The report was based on a survey of 203 companies that import goods of which the tariffs have been cut by 5 percent or more after the FTA took effect on March 15, the KITA Institute for International Trade said.
About three-quarters of the companies said they had already reduced wholesale prices (28.6 percent) or plan to do so (47.3 percent).
Some 72.4 percent said retail prices have been marked down (17.2 percent) or are expected to be cut (55.2 percent).
Ninety-eight percent of the firms said they were making use of the FTA (56.2 percent) or planning to do so (41.9 percent), according to the survey.
In particular, a company that imports American pork said wholesale and retail prices have been rolled back by 8-9 percent.
An orange importer and an orange juice importer said the price cuts were between 10 and 15 percent, and between 10 and 20 percent, respectively.
An importer of musical instruments said they had already brought down prices by 6-8 percent, and planned additional cuts within the next three months.
Wine importers have scaled down prices by 10 to 15 percent, and car importers by 2-7 percent since late last year.

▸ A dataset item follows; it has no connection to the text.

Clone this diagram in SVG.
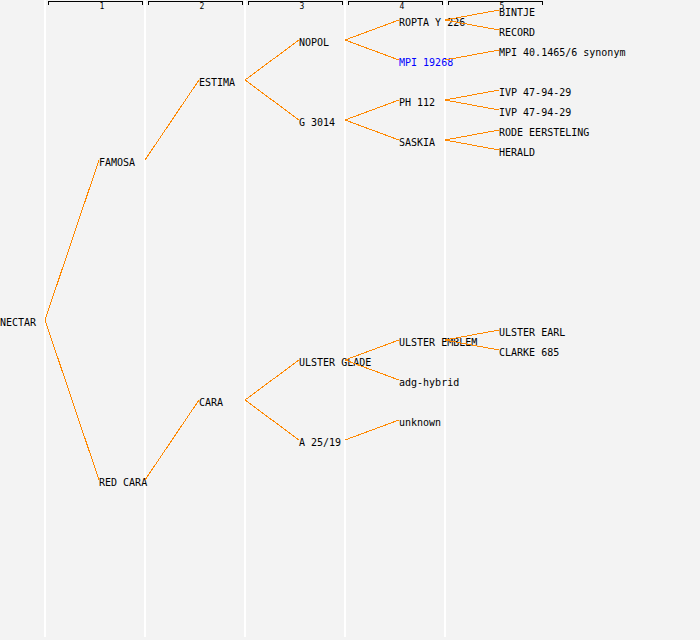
<svg xmlns="http://www.w3.org/2000/svg" width="700" height="640" viewBox="0 0 700 640">
<style>
.bg{fill:#f3f3f3}
.sep{stroke:#ffffff;stroke-width:1.5;shape-rendering:crispEdges}
.br{fill:none;stroke:#000;stroke-width:1;shape-rendering:crispEdges}
.hd{font-family:"DejaVu Sans Mono","Liberation Mono",monospace;font-size:8px;fill:#000;text-anchor:middle}
.t{font-family:"DejaVu Sans Mono","Liberation Mono",monospace;font-size:10px;fill:#000}
.blue{fill:#0000ff}
.e{stroke:#ff8800;stroke-width:1;fill:none;shape-rendering:crispEdges}
</style>
<rect class="bg" x="0" y="0" width="700" height="640"/>
<g id="grid">
<line class="sep" x1="45" y1="0" x2="45" y2="637"/>
<line class="sep" x1="145" y1="0" x2="145" y2="637"/>
<line class="sep" x1="245" y1="0" x2="245" y2="637"/>
<line class="sep" x1="345" y1="0" x2="345" y2="637"/>
<line class="sep" x1="445" y1="0" x2="445" y2="637"/>
</g>
<g id="header">
<polyline class="br" points="48.5,4.5 48.5,1.5 142.5,1.5 142.5,4.5"/>
<polyline class="br" points="148.5,4.5 148.5,1.5 242.5,1.5 242.5,4.5"/>
<polyline class="br" points="248.5,4.5 248.5,1.5 342.5,1.5 342.5,4.5"/>
<polyline class="br" points="348.5,4.5 348.5,1.5 442.5,1.5 442.5,4.5"/>
<polyline class="br" points="448.5,4.5 448.5,1.5 542.5,1.5 542.5,4.5"/>
<text class="hd" x="102" y="9">1</text>
<text class="hd" x="202" y="9">2</text>
<text class="hd" x="302" y="9">3</text>
<text class="hd" x="402" y="9">4</text>
<text class="hd" x="502" y="9">5</text>
</g>
<g id="n-nectar"><text class="t" x="0" y="326">NECTAR</text></g>
<g id="n-famosa"><text class="t" x="99" y="166">FAMOSA</text></g>
<g id="n-redcara"><text class="t" x="99" y="486">RED CARA</text></g>
<g id="n-estima"><text class="t" x="199" y="86">ESTIMA</text></g>
<g id="n-cara"><text class="t" x="199" y="406">CARA</text></g>
<g id="n-nopol"><text class="t" x="299" y="46">NOPOL</text></g>
<g id="n-g3014"><text class="t" x="299" y="126">G 3014</text></g>
<g id="n-ulsterglade"><text class="t" x="299" y="366">ULSTER GLADE</text></g>
<g id="n-a2519"><text class="t" x="299" y="446">A 25/19</text></g>
<g id="n-ropta"><text class="t" x="399" y="26">ROPTA Y 226</text></g>
<g id="n-mpi19268"><text class="t blue" x="399" y="66">MPI 19268</text></g>
<g id="n-ph112"><text class="t" x="399" y="106">PH 112</text></g>
<g id="n-saskia"><text class="t" x="399" y="146">SASKIA</text></g>
<g id="n-ulsteremblem"><text class="t" x="399" y="346">ULSTER EMBLEM</text></g>
<g id="n-adg"><text class="t" x="399" y="386">adg-hybrid</text></g>
<g id="n-unknown"><text class="t" x="399" y="426">unknown</text></g>
<g id="n-bintje"><text class="t" x="499" y="16">BINTJE</text></g>
<g id="n-record"><text class="t" x="499" y="36">RECORD</text></g>
<g id="n-mpi40"><text class="t" x="499" y="56">MPI 40.1465/6 synonym</text></g>
<g id="n-ivp1"><text class="t" x="499" y="96">IVP 47-94-29</text></g>
<g id="n-ivp2"><text class="t" x="499" y="116">IVP 47-94-29</text></g>
<g id="n-rode"><text class="t" x="499" y="136">RODE EERSTELING</text></g>
<g id="n-herald"><text class="t" x="499" y="156">HERALD</text></g>
<g id="n-ulsterearl"><text class="t" x="499" y="336">ULSTER EARL</text></g>
<g id="n-clarke"><text class="t" x="499" y="356">CLARKE 685</text></g>
<g id="connectors">
<line class="e" x1="45" y1="320" x2="99" y2="160"/>
<line class="e" x1="45" y1="320" x2="99" y2="480"/>
<line class="e" x1="145" y1="160" x2="199" y2="80"/>
<line class="e" x1="145" y1="480" x2="199" y2="400"/>
<line class="e" x1="245" y1="80" x2="299" y2="40"/>
<line class="e" x1="245" y1="80" x2="299" y2="120"/>
<line class="e" x1="245" y1="400" x2="299" y2="360"/>
<line class="e" x1="245" y1="400" x2="299" y2="440"/>
<line class="e" x1="345" y1="40" x2="399" y2="20"/>
<line class="e" x1="345" y1="40" x2="399" y2="60"/>
<line class="e" x1="345" y1="120" x2="399" y2="100"/>
<line class="e" x1="345" y1="120" x2="399" y2="140"/>
<line class="e" x1="345" y1="360" x2="399" y2="340"/>
<line class="e" x1="345" y1="360" x2="399" y2="380"/>
<line class="e" x1="345" y1="440" x2="399" y2="420"/>
<line class="e" x1="445" y1="20" x2="499" y2="10"/>
<line class="e" x1="445" y1="20" x2="499" y2="30"/>
<line class="e" x1="445" y1="60" x2="499" y2="50"/>
<line class="e" x1="445" y1="100" x2="499" y2="90"/>
<line class="e" x1="445" y1="100" x2="499" y2="110"/>
<line class="e" x1="445" y1="140" x2="499" y2="130"/>
<line class="e" x1="445" y1="140" x2="499" y2="150"/>
<line class="e" x1="445" y1="340" x2="499" y2="330"/>
<line class="e" x1="445" y1="340" x2="499" y2="350"/>
</g>
</svg>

Tariffs on autos were reduced from 8 percent to 4 percent immediately as the FTA went into effect, and will be eliminated four years later.

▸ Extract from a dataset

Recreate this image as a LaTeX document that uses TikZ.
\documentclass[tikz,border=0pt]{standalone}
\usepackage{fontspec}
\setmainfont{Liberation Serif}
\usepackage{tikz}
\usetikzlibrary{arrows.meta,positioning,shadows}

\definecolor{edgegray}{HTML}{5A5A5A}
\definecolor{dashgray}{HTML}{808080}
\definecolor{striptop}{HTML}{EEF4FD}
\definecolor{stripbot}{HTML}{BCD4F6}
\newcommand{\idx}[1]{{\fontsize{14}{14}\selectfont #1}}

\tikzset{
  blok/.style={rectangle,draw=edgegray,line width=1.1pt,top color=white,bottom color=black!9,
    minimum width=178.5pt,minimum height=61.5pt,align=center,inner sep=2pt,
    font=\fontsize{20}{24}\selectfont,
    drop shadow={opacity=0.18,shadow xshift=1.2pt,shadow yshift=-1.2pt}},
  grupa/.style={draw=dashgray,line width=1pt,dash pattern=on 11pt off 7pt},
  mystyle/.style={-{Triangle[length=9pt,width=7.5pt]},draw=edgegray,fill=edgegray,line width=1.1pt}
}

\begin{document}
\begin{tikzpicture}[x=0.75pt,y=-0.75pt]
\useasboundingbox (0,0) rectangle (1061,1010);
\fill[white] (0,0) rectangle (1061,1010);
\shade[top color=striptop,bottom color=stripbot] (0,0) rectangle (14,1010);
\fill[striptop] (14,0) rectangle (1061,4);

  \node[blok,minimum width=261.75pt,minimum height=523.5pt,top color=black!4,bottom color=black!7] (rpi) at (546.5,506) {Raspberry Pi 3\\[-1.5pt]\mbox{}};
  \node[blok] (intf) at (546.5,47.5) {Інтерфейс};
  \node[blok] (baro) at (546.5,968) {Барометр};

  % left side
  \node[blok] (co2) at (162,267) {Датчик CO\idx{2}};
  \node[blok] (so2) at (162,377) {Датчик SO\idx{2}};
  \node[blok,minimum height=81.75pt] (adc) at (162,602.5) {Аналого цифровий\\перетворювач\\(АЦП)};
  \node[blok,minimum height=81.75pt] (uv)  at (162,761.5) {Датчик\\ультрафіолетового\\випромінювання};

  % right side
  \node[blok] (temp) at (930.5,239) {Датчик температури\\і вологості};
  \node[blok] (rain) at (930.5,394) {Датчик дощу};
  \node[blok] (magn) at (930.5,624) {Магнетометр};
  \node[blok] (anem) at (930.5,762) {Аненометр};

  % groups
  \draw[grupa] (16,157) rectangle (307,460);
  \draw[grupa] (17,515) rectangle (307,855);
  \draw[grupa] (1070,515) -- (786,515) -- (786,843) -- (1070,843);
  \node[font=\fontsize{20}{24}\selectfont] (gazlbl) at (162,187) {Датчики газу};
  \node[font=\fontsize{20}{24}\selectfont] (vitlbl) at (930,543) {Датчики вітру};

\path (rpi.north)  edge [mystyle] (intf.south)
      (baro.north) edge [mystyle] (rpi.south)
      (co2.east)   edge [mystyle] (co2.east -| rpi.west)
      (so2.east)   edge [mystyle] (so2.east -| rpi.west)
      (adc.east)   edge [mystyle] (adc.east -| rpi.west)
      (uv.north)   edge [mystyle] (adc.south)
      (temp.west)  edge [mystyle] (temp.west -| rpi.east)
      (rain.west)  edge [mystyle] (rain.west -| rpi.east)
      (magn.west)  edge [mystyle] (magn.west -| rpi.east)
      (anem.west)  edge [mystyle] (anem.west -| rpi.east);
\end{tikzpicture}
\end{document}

Several companies, however, were found to be having trouble making appropriate use of the FTA due to a lack of information.
Under the Korea-U.S. FTA, unlike other FTAs, the certificates of origin which are required to get the tariff benefits can be filed by producers, exporters or importers, but many companies were not aware of this, causing a great deal of confusion.
“Detailed education on the information concerning FTA tariff rates and paperwork is therefore necessary for Korean importers,” the KITA IIT said in the report.
“There are also many cases in which the exporters are not prepared enough to make use of the FTA, raising the need for publicity and education in the U.S.”
Song Song-yi, a senior researcher at the IIT, called for stronger monitoring by consumer groups of the effect of the tariff cuts and tougher government measures for fair import and distribution practices, citing the relatively huge impact of the Korea-U.S. FTA on consumer welfare.